Looking at the statistics, I don’t think there is any new fundamental problem of polling in the 2010ers. The need for large, heterogeneous samples without any abnormally large weights for individual participants is common knowledge. Phone and online surveys are today seen as equally good with the latter becoming more and more relevant. It’s more in the details of modelling choices that need to the tuned. Thus, I’d rather agree with Nathan Silver:
We strongly disagree with the idea that there was a massive polling error. Instead, there was a modest polling error, well in line with historical polling errors, but even a modest error was enough to provide for plenty of paths to victory for Trump. We think people should have been better prepared for it. There was widespread complacency about Clinton’s chances in a way that wasn’t justified by a careful analysis of the data and the uncertainties surrounding it.
Further, looking at the popular vote, the polls were actually quite accurate in their prediction of Hillary Clinton winning by some percentage points:
In fact, the error in national polls wasn’t any worse than usual. Clinton was ahead by 3 to 4 percentage points in the final national polls. She already leads in the popular vote, and that lead will expand as mail ballots are counted from California and Washington, probably until she leads in the popular vote by 1 to 2 percentage points overall. That will mean only about a 2-point miss for the national polls. They may easily wind up being more accurate than in 2012, when they missed by 2.7 percentage points.

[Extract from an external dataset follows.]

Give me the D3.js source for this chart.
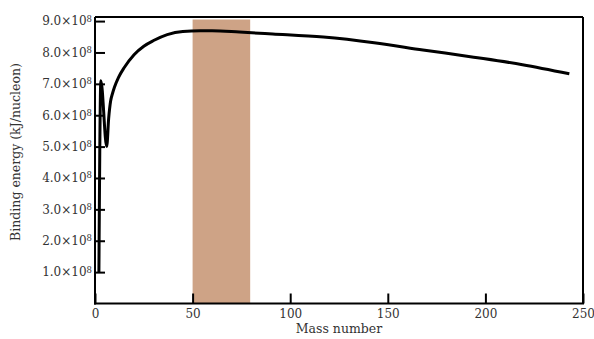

In contrast to the German electoral system, for example, the American system is rather difficult to model in way that reduces uncertainty. A difference of only 2-3 percent in one or two states has a big influence on the outcome of the electoral college.
If you are interested in poll-based predictions, I highly recommend to read Nathan Silver’s article in full.
Update (12:21): Andrew Gelman also covered the 2% deviation in the outcome and shared his thoughts, which is also – as always – an insightful piece to read.